Teeling Brabazon Series 1
Teeling has been the face of Irish whiskey’s renaissance since it was founded in 2015, driving the market forward with its small-batch releases and innovation. The Dublin producer is best known for its curious and bold expressions, including whiskeys finished in five types of wine casks; single malt bottlings; Calvados barreling; and 24 and 33-year-old reserves. For a great Teeling Whiskey, try the Brabazon Series 1, the first release of the distillery’s Brabazon range, which explores the impact of fortified wine casks on the spirit profile. Earthy with touches of sweetness and caramalisation, this is a brilliant sipping spirit for when the lads visit.

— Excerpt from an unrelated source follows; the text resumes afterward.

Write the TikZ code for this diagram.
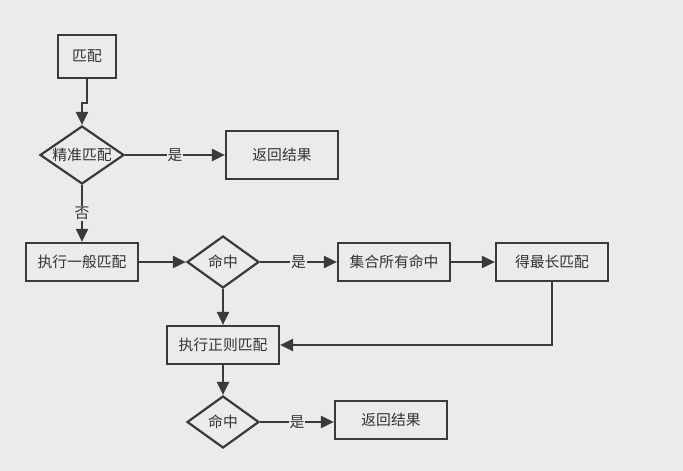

One of Ireland’s best-known producers, Old Bushmills Distillery produces its whiskey with water drawn from Saint Columb’s Rill, a tributary of the River Bush. It’s been producing Irish drops since 1784, and currently offers a range of whiskey, from its Black Bush line, which are produced with a greater proportion of malt whiskey than the White Label; the Red Bush, made with more malt whiskey that’s been matured in Spanish Oloroso sherry casks; and 12, 16 and 21 year old expressions. For something a little different, try Bushmills 1608, a special release marking the brand’s 400th anniversary of the license to distill aqua vitae in Antrim, that regularly wins the top spot in Irish spirit competitions.
Slane Irish Whiskey
A smooth yet complex whiskey that offers newbies a great opportunity to try something new, Slane is triple distilled, with toasted grain and malt whiskeys blended and matured in virgin oak to give robustness that makes it a sipping essential. The addition of whiskey aged in sherry casks adds to the complexity. Look for strong vanilla notes, Demerara sugar and rich caramel, as well as hints of dried fruit.